Pourquoi l’augmentation du stress quotidien est-elle encore plus forte chez les 45-64 ans ? En comparaison avec les autres tranches d’âge, quelles évolutions sociales et sociologiques ont connu les seniors qui pourraient expliquer cette hausse asymétrique ?

Là aussi il faut convoquer cette particularité des USA : le coût des études, qui peut exercer une pression forte et continue sur les familles, et donc les parents qui vont devoir travailler plus, obtenir des crédits... ce qui peut occasionner une double-peine de stress : celui issu des bouchées doubles a mettre dans le travail, les tractations avec les banques... mais aussi celui issu de relations familiales sous tension, engageant son image de parent, sa capacité à transmettre un patrimoine.

Peut-on néanmoins contrebalancer ce constat ? D’autres évolutions montrent-elles, à l’inverse, que les angoisses individuelles et collectives ont eu tendance à se réduire sous certains aspects ?
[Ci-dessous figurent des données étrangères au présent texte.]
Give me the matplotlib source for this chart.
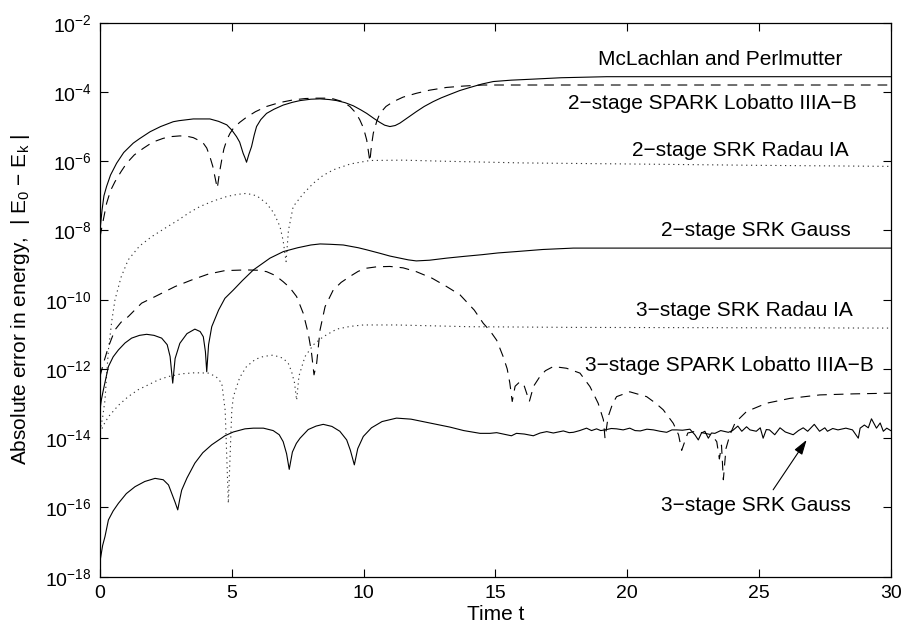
import numpy as np
import matplotlib
matplotlib.use('Agg')
import matplotlib.pyplot as plt
from matplotlib.ticker import NullLocator

plt.rcParams['font.family'] = ['Liberation Sans', 'DejaVu Sans']
plt.rcParams['mathtext.fontset'] = 'custom'
plt.rcParams['mathtext.rm'] = 'Liberation Sans'
plt.rcParams['mathtext.it'] = 'Liberation Sans:italic'
plt.rcParams['mathtext.default'] = 'regular'
plt.rcParams['lines.scale_dashes'] = False

# values: time and log10 of the energy error

# McLachlan and Perlmutter (solid)
mp_t = [0, 0.08, 0.15, 0.25, 0.4, 0.63, 0.9, 1.26, 1.5, 1.9, 2.3, 2.78, 3.0, 3.54, 4.17,
        4.5, 4.81, 5.0, 5.18, 5.3, 5.43, 5.5, 5.56, 5.65, 5.75, 5.85, 5.94, 6.1, 6.32, 6.6,
        6.95, 7.3, 7.59, 8.0, 8.35, 8.7, 8.98, 9.3, 9.61, 9.9, 10.12, 10.4, 10.62, 10.8,
        11.0, 11.2, 11.38, 11.7, 12.0, 12.3, 12.64, 12.95, 13.28, 13.65, 14.04, 14.5, 14.92,
        15.6, 16.44, 17.5, 19.22, 30]
mp_log = [-8.0, -7.4, -7.0, -6.73, -6.4, -6.06, -5.75, -5.48, -5.35, -5.15, -5.0, -4.86,
          -4.83, -4.78, -4.78, -4.85, -4.95, -5.1, -5.29, -5.45, -5.77, -5.9, -6.03, -5.8,
          -5.58, -5.25, -5.0, -4.8, -4.62, -4.5, -4.38, -4.3, -4.25, -4.21, -4.20, -4.22,
          -4.25, -4.31, -4.40, -4.52, -4.62, -4.77, -4.88, -4.96, -5.0, -4.97, -4.9, -4.73,
          -4.57, -4.42, -4.28, -4.17, -4.07, -3.96, -3.87, -3.77, -3.70, -3.66, -3.63, -3.59,
          -3.56, -3.56]

# 2-stage SPARK Lobatto IIIA-B (dashed)
sp2_t = [0, 0.06, 0.25, 0.4, 0.57, 0.8, 1.01, 1.3, 1.64, 2.0, 2.4, 2.7, 3.03, 3.3, 3.54,
         3.75, 3.92, 4.05, 4.17, 4.28, 4.36, 4.45, 4.54, 4.62, 4.7, 4.81, 4.93, 5.06, 5.3,
         5.56, 5.9, 6.32, 6.8, 7.33, 7.8, 8.22, 8.55, 8.85, 9.2, 9.48, 9.7, 9.86, 10.0, 10.12,
         10.24, 10.3, 10.37, 10.5, 10.62, 10.85, 11.13, 11.5, 12.0, 12.5, 13.15, 13.8, 14.54,
         30]
sp2_log = [-8.2, -7.95, -7.22, -6.85, -6.59, -6.3, -6.06, -5.82, -5.63, -5.45, -5.34, -5.29,
           -5.27, -5.28, -5.32, -5.4, -5.48, -5.62, -5.87, -6.15, -6.45, -6.78, -6.3, -5.96,
           -5.65, -5.39, -5.2, -5.05, -4.88, -4.73, -4.57, -4.42, -4.31, -4.23, -4.19, -4.18,
           -4.18, -4.2, -4.28, -4.42, -4.6, -4.81, -5.05, -5.39, -6.01, -5.55, -5.19, -4.85,
           -4.62, -4.42, -4.28, -4.15, -4.04, -3.95, -3.87, -3.83, -3.80, -3.80]

# 2-stage SRK Radau IA (dotted)
rd2_t = [0, 0.1, 0.19, 0.25, 0.32, 0.45, 0.57, 0.8, 1.07, 1.5, 1.96, 2.5, 2.97, 3.4, 3.79,
         4.3, 4.81, 5.2, 5.56, 5.95, 6.32, 6.6, 6.83, 6.95, 7.06, 7.15, 7.33, 7.7, 8.09, 8.45,
         8.85, 9.5, 10.24, 11.5, 13.0, 16.0, 20.0, 25.0, 30]
rd2_log = [-13.8, -13.4, -12.9, -12.2, -11.45, -10.6, -10.0, -9.35, -8.85, -8.45, -8.18,
           -7.92, -7.70, -7.48, -7.31, -7.15, -7.02, -6.96, -6.93, -7.0, -7.22, -7.5, -7.89,
           -8.3, -8.9, -8.0, -7.31, -6.95, -6.64, -6.42, -6.25, -6.08, -5.98, -5.97, -6.0,
           -6.05, -6.08, -6.12, -6.15]

# 2-stage SRK Gauss (solid)
ga2_t = [0, 0.05, 0.13, 0.32, 0.5, 0.7, 0.95, 1.2, 1.5, 1.77, 2.05, 2.34, 2.55, 2.66, 2.76,
         2.85, 3.03, 3.3, 3.6, 3.8, 3.92, 4.0, 4.05, 4.12, 4.24, 4.5, 4.74, 5.06, 5.4, 5.82,
         6.45, 6.96, 7.5, 8.0, 8.35, 8.73, 9.23, 9.8, 10.12, 10.62, 11.0, 11.38, 11.7, 12.0,
         12.5, 13.15, 13.8, 14.5, 15.1, 15.8, 16.8, 17.96, 30]
ga2_log = [-13.18, -12.9, -12.6, -11.93, -11.65, -11.45, -11.25, -11.11, -11.03, -11.0,
           -11.03, -11.11, -11.3, -11.64, -12.41, -11.7, -11.26, -10.98, -10.85, -10.92,
           -11.07, -11.5, -12.08, -11.3, -10.78, -10.3, -9.96, -9.72, -9.45, -9.14, -8.80,
           -8.61, -8.5, -8.42, -8.39, -8.40, -8.42, -8.5, -8.56, -8.66, -8.74, -8.80, -8.85,
           -8.88, -8.86, -8.80, -8.75, -8.70, -8.65, -8.61, -8.55, -8.51, -8.51]

# 3-stage SRK Radau IA (dotted)
rd3_t = [0, 0.15, 0.32, 0.7, 1.07, 1.45, 1.83, 2.2, 2.59, 3.1, 3.6, 4.11, 4.4, 4.62, 4.75,
         4.87, 5.0, 5.06, 5.3, 5.56, 5.9, 6.2, 6.57, 6.95, 7.15, 7.27, 7.38, 7.46, 7.55, 7.78,
         8.1, 8.47, 8.98, 9.5, 9.99, 11.25, 14.0, 18.0, 30]
rd3_log = [-13.85, -13.6, -13.38, -13.05, -12.8, -12.6, -12.46, -12.32, -12.22, -12.14,
           -12.11, -12.12, -12.22, -12.41, -13.2, -15.88, -13.2, -12.8, -12.25, -11.93,
           -11.72, -11.64, -11.6, -11.69, -11.85, -12.08, -12.4, -12.9, -12.2, -11.64, -11.3,
           -11.07, -10.85, -10.77, -10.73, -10.73, -10.78, -10.8, -10.82]

# 3-stage SPARK Lobatto IIIA-B (dashed)
sp3_t = [0, 0.13, 0.32, 0.57, 0.8, 1.07, 1.58, 2.09, 2.85, 3.48, 4.11, 4.74, 5.56, 6.0,
         6.32, 6.65, 6.95, 7.2, 7.46, 7.71, 7.9, 8.02, 8.12, 8.22, 8.35, 8.54, 8.85, 9.15,
         9.48, 9.8, 10.12, 10.5, 11.0, 11.5, 12.0, 12.6, 13.15, 13.66, 14.2, 14.54, 14.8,
         15.05, 15.3, 15.45, 15.55, 15.64, 15.75, 15.93, 16.1, 16.29, 16.45, 16.69, 16.9,
         17.2, 17.7, 18.21, 18.59, 18.9, 19.1, 19.16, 19.28, 19.45, 19.6, 20.1, 20.74, 21.1,
         21.37, 21.75, 21.95, 22.07, 22.3, 22.6, 22.9, 23.2, 23.4, 23.5, 23.58, 23.65, 23.75,
         23.9, 24.1, 24.53, 25.29, 26.18, 27.31, 28.58, 30]
sp3_log = [-12.22, -11.84, -11.36, -10.87, -10.65, -10.49, -10.1, -9.91, -9.62, -9.43,
           -9.26, -9.16, -9.14, -9.15, -9.19, -9.3, -9.48, -9.65, -9.91, -10.39, -10.97,
           -11.5, -12.17, -11.84, -10.87, -10.2, -9.72, -9.5, -9.33, -9.18, -9.09, -9.05,
           -9.04, -9.08, -9.19, -9.38, -9.62, -9.86, -10.3, -10.68, -10.9, -11.17, -11.65,
           -12.0, -12.41, -12.94, -12.5, -12.37, -12.5, -12.94, -12.5, -12.22, -12.05, -11.93,
           -11.98, -12.12, -12.51, -12.99, -13.47, -14.0, -13.38, -13.0, -12.8, -12.66,
           -12.8, -13.0, -13.18, -13.57, -13.9, -14.35, -13.85, -13.8, -13.85, -13.9, -14.1,
           -14.6, -14.2, -15.2, -14.3, -13.9, -13.55, -13.23, -12.99, -12.85, -12.75, -12.72,
           -12.70]

# 3-stage SRK Gauss (solid, round-off noise after t ~ 14)
ga3_t = [0, 0.1, 0.19, 0.32, 0.5, 0.7, 1.0, 1.33, 1.7, 2.09, 2.4, 2.6, 2.72, 2.85, 2.95,
         3.03, 3.1, 3.3, 3.6, 3.9, 4.24, 4.74, 5.06, 5.5, 5.82, 6.2, 6.57, 6.8, 6.95, 7.08,
         7.18, 7.3, 7.45, 7.59, 7.9, 8.2, 8.47, 8.8, 9.1, 9.36, 9.5, 9.65, 9.78, 9.99, 10.3,
         10.7, 11.25, 11.8, 12.5, 13.28,
         13.8, 14.42, 14.8, 15.05, 15.3, 15.61, 15.8, 16.1, 16.44, 16.7, 16.95, 17.2, 17.58,
         17.8, 17.96, 18.2, 18.46, 18.65, 18.84, 19.0, 19.16, 19.4, 19.6, 19.85, 20.1, 20.3,
         20.5, 20.75, 21.0, 21.25, 21.5, 21.7, 21.88, 22.1, 22.38, 22.57, 22.7, 22.82, 22.95,
         23.08, 23.2, 23.33, 23.55, 23.84, 24.0, 24.2, 24.35, 24.53, 24.66, 24.9, 25.05,
         25.16, 25.28, 25.4, 25.6, 25.8, 26.0, 26.3, 26.5, 26.68, 26.85, 27.1, 27.3, 27.5,
         27.6, 27.8, 28.0, 28.3, 28.55, 28.77, 28.84, 29.0, 29.15, 29.27, 29.46, 29.6,
         29.72, 29.85, 30]
ga3_log = [-17.56, -17.1, -16.84, -16.36, -16.1, -15.88, -15.6, -15.4, -15.25, -15.16, -15.2,
           -15.35, -15.59, -15.85, -16.07, -15.75, -15.5, -15.15, -14.72, -14.42, -14.19,
           -13.93, -13.82, -13.73, -13.71, -13.71, -13.78, -13.9, -14.1, -14.45, -14.9,
           -14.4, -14.15, -14.0, -13.75, -13.65, -13.6, -13.66, -13.8, -14.05, -14.35,
           -14.77, -14.3, -13.95, -13.7, -13.52, -13.42, -13.45, -13.56, -13.68,
           -13.78, -13.86, -13.86,
           -13.84, -13.88, -13.93, -13.86, -13.88, -13.93, -13.85, -13.81, -13.85, -13.79,
           -13.84, -13.83, -13.78, -13.71, -13.78, -13.73, -13.78, -13.76, -13.72, -13.73,
           -13.76, -13.71, -13.78, -13.79, -13.74, -13.76, -13.8, -13.83, -13.76, -13.76,
           -13.77, -13.74, -13.9, -14.05, -13.85, -13.8, -14.0, -13.85, -13.86, -13.78,
           -13.83, -13.78, -13.65, -13.8, -13.67, -13.76, -13.8, -13.7, -14.0, -13.75,
           -13.76, -13.9, -13.7, -13.82, -13.9, -13.78, -13.7, -13.8, -13.6, -13.8, -13.7,
           -13.8, -13.72, -13.76, -13.71, -13.76, -14.0, -13.71, -13.62, -13.7, -13.44,
           -13.71, -13.56, -13.8, -13.71, -13.78]

solid = '-'
dashed = (0, (7, 5))
dotted = (0, (0.9, 2.6))

fig = plt.figure(figsize=(9.04, 6.3), dpi=100)
ax = fig.add_axes([0.1106, 0.0846, 0.8747, 0.8794])

curves = [
    (mp_t, mp_log, solid, 'black'),
    (sp2_t, sp2_log, dashed, 'black'),
    (rd2_t, rd2_log, dotted, '0.2'),
    (ga2_t, ga2_log, solid, 'black'),
    (rd3_t, rd3_log, dotted, '0.2'),
    (sp3_t, sp3_log, dashed, 'black'),
    (ga3_t, ga3_log, solid, 'black'),
]
for t, lg, ls, c in curves:
    ax.semilogy(t, 10.0 ** np.array(lg), color=c, linestyle=ls, linewidth=0.8)

ax.set_xlim(0, 30)
ax.set_ylim(1e-18, 1e-2)
ax.set_xticks([0, 5, 10, 15, 20, 25, 30])
ax.set_yticks([10.0 ** k for k in range(-18, -1, 2)])
ax.yaxis.set_minor_locator(NullLocator())
ax.tick_params(direction='in', length=6, width=0.8, top=True, right=True,
               labelsize=14, pad=6)
for s in ax.spines.values():
    s.set_linewidth(0.9)

ax.set_xlabel('Time t', fontsize=15)
ax.xaxis.set_label_coords(0.5, -0.069)
ax.xaxis.label.set_verticalalignment('center')
ax.set_ylabel('Absolute error in energy,  | E$_0$ − E$_k$ |', fontsize=15)
ax.yaxis.set_label_coords(-0.1, 0.5)
ax.yaxis.label.set_verticalalignment('center')

fs = 15
ax.text(23.52, 10 ** -3.05, 'McLachlan and Perlmutter', fontsize=fs, ha='center', va='center')
ax.text(23.24, 10 ** -4.32, '2−stage SPARK Lobatto IIIA−B', fontsize=fs, ha='center', va='center')
ax.text(24.3, 10 ** -5.68, '2−stage SRK Radau IA', fontsize=fs, ha='center', va='center')
ax.text(24.87, 10 ** -7.99, '2−stage SRK Gauss', fontsize=fs, ha='center', va='center')
ax.text(24.43, 10 ** -10.30, '3−stage SRK Radau IA', fontsize=fs, ha='center', va='center')
ax.text(23.9, 10 ** -11.91, '3−stage SPARK Lobatto IIIA−B', fontsize=fs, ha='center', va='center')
ax.text(24.87, 10 ** -15.93, '3−stage SRK Gauss', fontsize=fs, ha='center', va='center')
ax.annotate('', xy=(26.81, 10 ** -14.05), xytext=(25.54, 10 ** -15.49),
            arrowprops=dict(arrowstyle='-|>,head_length=0.9,head_width=0.28',
                            color='black', lw=0.8, shrinkA=0, shrinkB=0))

fig.savefig('out.png', dpi=100)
Difficile de répondre positivement. La poursuite du marasme économique depuis maintenant près de 50 ans, auquel s’ajoutent le risque terroriste et les discours alarmistes sur l’environnement ne sont pas propices à la détente. Il existe une alliance objective assez terrible entre 1/ des situations qui causent du stress, 2/ des moyens collectifs politiques pour y faire face soit démobilisés soit réprimés et 3/ une chambre d’écho médiatique et des réseaux qui cultive, au choix, l’ordre établi ou la lamentation.

Ce sera dans les sphères de petite taille : réseaux amicaux, famille, investissements associatifs ou militants, etc. que des raisons de « garder le moral » peuvent se retrouver.
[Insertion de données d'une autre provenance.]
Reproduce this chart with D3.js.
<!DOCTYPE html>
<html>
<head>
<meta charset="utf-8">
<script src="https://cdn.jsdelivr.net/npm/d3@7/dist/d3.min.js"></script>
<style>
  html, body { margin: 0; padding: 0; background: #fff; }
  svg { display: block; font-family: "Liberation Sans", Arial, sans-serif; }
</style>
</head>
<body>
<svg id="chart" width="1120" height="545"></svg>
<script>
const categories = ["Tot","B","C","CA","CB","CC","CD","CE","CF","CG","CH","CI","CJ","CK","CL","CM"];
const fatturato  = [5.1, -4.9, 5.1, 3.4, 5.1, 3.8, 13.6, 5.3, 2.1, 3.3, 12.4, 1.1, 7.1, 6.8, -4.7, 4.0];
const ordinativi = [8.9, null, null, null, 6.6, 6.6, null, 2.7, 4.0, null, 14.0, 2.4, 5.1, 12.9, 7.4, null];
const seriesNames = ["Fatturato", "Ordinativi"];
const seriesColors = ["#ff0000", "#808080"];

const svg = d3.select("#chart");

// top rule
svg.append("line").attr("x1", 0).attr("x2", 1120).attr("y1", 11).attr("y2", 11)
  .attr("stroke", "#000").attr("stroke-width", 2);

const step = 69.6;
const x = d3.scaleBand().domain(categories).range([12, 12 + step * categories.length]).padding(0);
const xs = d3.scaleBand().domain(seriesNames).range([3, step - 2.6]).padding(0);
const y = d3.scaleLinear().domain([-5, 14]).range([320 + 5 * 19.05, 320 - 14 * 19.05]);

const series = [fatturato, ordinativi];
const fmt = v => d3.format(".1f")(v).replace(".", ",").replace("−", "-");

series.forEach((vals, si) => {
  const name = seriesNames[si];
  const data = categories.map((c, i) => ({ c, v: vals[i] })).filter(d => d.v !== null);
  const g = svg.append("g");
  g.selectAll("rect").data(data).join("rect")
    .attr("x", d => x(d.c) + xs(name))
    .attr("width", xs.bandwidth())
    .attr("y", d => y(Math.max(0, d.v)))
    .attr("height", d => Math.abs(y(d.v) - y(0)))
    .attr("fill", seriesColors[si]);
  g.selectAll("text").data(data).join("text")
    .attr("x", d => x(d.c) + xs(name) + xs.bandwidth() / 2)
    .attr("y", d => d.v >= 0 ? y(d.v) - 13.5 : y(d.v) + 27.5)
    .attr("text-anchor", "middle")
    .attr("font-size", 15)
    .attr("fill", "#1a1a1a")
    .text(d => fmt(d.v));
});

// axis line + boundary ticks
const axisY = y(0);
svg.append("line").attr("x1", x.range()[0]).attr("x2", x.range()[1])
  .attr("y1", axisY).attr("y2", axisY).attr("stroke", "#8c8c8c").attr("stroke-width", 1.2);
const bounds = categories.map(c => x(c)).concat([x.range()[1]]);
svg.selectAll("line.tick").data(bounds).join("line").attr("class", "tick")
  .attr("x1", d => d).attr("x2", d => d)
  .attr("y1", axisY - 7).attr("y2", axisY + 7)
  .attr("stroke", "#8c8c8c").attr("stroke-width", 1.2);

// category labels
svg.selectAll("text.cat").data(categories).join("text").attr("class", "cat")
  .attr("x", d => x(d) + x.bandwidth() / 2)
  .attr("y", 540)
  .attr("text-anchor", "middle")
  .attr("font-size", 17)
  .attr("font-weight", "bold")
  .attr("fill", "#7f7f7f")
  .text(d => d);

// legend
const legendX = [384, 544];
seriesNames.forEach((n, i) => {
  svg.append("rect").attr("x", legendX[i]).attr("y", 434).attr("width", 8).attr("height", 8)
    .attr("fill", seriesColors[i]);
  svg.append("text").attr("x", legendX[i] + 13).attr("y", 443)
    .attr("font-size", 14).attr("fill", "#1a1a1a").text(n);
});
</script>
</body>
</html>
Que peut-on prévoir, dans la situation actuelle de confinement ou de déconfinement progressif, quant à l’évolution du stress quotidien ?
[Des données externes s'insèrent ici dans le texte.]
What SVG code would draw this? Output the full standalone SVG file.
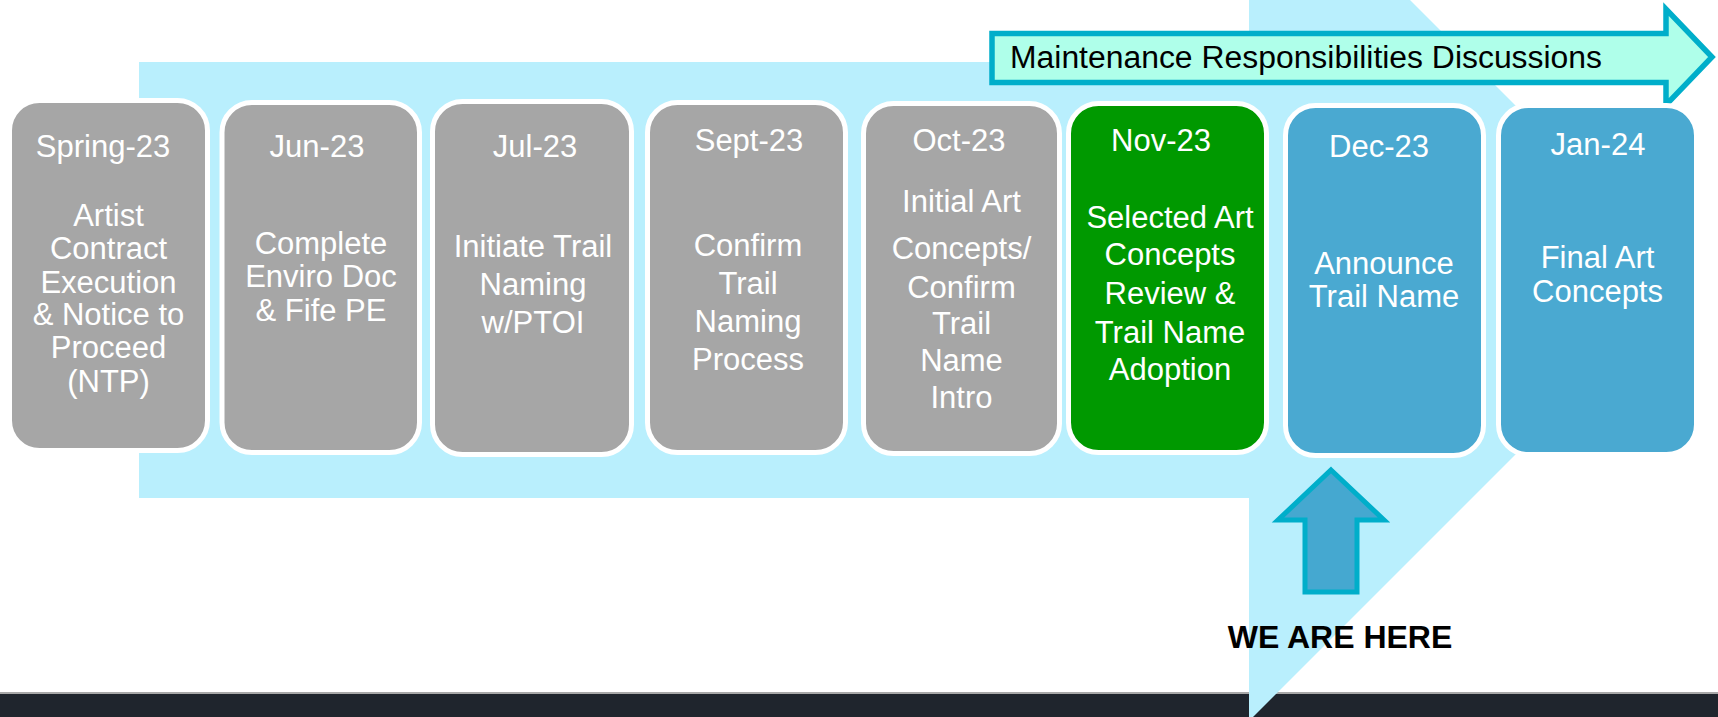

La période est étrange. Ces deux mois de confinement, désolé de le poser aussi platement, n’ont pas appris grand-chose de nouveau. Cette configuration a « juste » été un démultiplicateur d’inégalités : les travailleurs qui ont pris de plein de fouet une évaporation de leurs revenus ou des conditions de travail encore plus risquées pour leur santé Vs ceux qui ont été pris en charge par des dispositifs de chômage, du télétravail. Statistiquement les premiers ont souvent des logements plus précaires que les seconds, transformant le confinement en épreuve ignoble…

Il y a sans doute plus à dire pour l’avenir. Après avoir entendu pendant des années en matière d’écologie que « changer d’économie » ne se ferait pas du jour au lendemain, voilà un être de taille microscopique qui met l’économie en veilleuse en quelques semaines, et qui montre preuves à l’appui qu’une bonne partie de ce qui est produit ne sert pas à grand-chose en termes d’utilité sociale (pensons aux prospectus dans la boite aux lettres, à tout ce que ça implique en amont pour concevoir, imprimer, distribuer… et en aval pour collecter, recycler…). Donc il y aurait de quoi être optimiste sur le « monde de demain ». Mais l’autre partie de la démonstration est moins rose : cette masse de travail réalisée par l’humanité, elle est nécessaire en revanche pour accéder financièrement aux besoins de base (se loger, se vêtir, se nourrir). Si le travail comme production est largement en surchauffe, le travail comme moyen d’accès à la petite partie de production réellement utile est lui à peine au niveau. Pour la France, il y a à craindre une intensification des exigences de productivité, un « effort » pour moins de protection sociale, un dialogue social expéditif et toutes ces sortes de choses. Et de ce point de vue, il y a de quoi stresser. C’est même déjà en route.